**DATA SHOWN:**

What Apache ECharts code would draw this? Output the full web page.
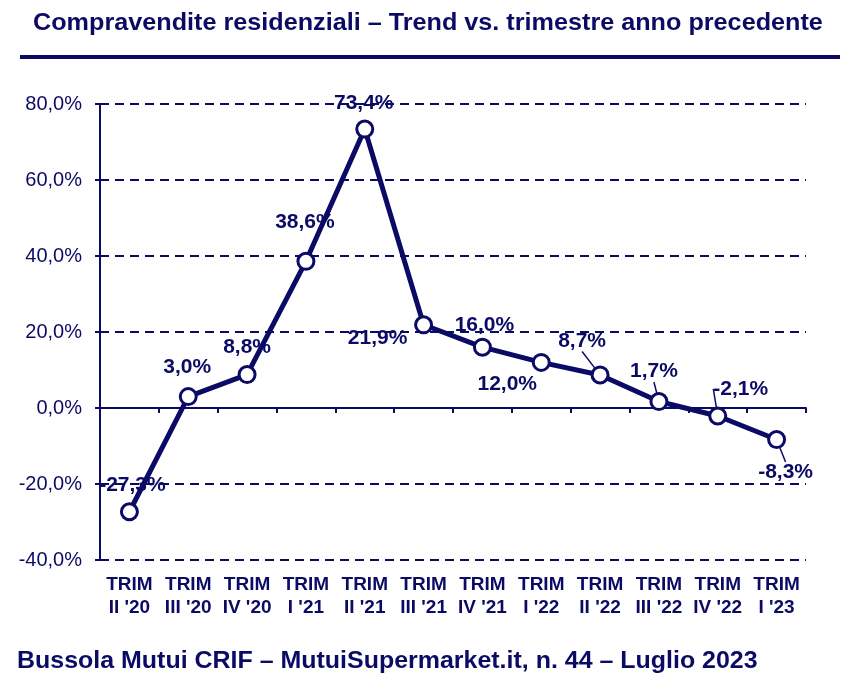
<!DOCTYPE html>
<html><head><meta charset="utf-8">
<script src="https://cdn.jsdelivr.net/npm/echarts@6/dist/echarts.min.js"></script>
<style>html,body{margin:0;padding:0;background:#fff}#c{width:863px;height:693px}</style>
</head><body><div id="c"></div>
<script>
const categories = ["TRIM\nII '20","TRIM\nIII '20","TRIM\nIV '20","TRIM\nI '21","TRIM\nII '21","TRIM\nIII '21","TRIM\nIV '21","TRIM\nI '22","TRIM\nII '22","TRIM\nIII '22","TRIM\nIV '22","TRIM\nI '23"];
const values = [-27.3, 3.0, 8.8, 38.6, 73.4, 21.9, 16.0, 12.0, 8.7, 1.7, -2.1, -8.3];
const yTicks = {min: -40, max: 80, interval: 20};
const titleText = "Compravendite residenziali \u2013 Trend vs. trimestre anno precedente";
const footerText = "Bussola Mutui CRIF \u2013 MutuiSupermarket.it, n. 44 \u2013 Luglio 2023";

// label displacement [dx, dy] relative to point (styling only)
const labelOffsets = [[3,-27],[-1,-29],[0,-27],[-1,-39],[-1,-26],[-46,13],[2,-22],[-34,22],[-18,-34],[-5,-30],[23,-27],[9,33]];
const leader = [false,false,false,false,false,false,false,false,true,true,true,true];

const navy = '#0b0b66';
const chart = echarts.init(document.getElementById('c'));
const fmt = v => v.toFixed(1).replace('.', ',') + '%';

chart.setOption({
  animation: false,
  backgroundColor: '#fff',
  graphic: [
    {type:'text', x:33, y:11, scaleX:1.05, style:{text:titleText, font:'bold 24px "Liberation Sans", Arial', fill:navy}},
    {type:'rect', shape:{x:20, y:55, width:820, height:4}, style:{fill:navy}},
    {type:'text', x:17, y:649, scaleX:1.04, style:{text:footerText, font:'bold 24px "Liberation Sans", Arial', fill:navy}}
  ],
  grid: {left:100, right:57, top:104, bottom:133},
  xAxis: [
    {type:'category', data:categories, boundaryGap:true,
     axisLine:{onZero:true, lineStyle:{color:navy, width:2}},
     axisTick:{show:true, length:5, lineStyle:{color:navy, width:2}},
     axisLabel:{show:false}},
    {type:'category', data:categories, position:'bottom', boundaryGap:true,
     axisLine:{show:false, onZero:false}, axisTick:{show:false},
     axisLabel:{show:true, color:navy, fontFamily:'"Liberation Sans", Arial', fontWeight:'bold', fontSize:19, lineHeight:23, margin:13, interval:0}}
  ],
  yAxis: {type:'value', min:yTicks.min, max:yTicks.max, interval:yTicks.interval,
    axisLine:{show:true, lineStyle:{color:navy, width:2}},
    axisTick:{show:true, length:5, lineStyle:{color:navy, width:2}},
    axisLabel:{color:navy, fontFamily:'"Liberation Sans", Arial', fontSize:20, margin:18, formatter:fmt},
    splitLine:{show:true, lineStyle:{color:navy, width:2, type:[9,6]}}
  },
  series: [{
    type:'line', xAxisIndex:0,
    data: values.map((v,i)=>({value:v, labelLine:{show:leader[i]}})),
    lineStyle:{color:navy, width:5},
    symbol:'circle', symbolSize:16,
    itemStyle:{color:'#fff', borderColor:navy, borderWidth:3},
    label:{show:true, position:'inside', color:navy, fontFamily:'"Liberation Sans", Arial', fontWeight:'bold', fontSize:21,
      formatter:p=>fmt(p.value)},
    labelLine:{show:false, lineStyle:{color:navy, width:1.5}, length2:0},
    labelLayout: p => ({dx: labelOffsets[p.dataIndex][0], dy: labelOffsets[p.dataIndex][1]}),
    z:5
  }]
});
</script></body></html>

**GIVEN TASK:** Starting with the first line of the data above and ending with the line containing "const fmt = v", please restate every line exactly, leaving images out.

**OUTPUT OF THE EXERCISE:**
What Apache ECharts code would draw this? Output the full web page.
<!DOCTYPE html>
<html><head><meta charset="utf-8">
<script src="https://cdn.jsdelivr.net/npm/echarts@6/dist/echarts.min.js"></script>
<style>html,body{margin:0;padding:0;background:#fff}#c{width:863px;height:693px}</style>
</head><body><div id="c"></div>
<script>
const categories = ["TRIM\nII '20","TRIM\nIII '20","TRIM\nIV '20","TRIM\nI '21","TRIM\nII '21","TRIM\nIII '21","TRIM\nIV '21","TRIM\nI '22","TRIM\nII '22","TRIM\nIII '22","TRIM\nIV '22","TRIM\nI '23"];
const values = [-27.3, 3.0, 8.8, 38.6, 73.4, 21.9, 16.0, 12.0, 8.7, 1.7, -2.1, -8.3];
const yTicks = {min: -40, max: 80, interval: 20};
const titleText = "Compravendite residenziali \u2013 Trend vs. trimestre anno precedente";
const footerText = "Bussola Mutui CRIF \u2013 MutuiSupermarket.it, n. 44 \u2013 Luglio 2023";

// label displacement [dx, dy] relative to point (styling only)
const labelOffsets = [[3,-27],[-1,-29],[0,-27],[-1,-39],[-1,-26],[-46,13],[2,-22],[-34,22],[-18,-34],[-5,-30],[23,-27],[9,33]];
const leader = [false,false,false,false,false,false,false,false,true,true,true,true];

const navy = '#0b0b66';
const chart = echarts.init(document.getElementById('c'));
const fmt = v => v.toFixed(1).replace('.', ',') + '%';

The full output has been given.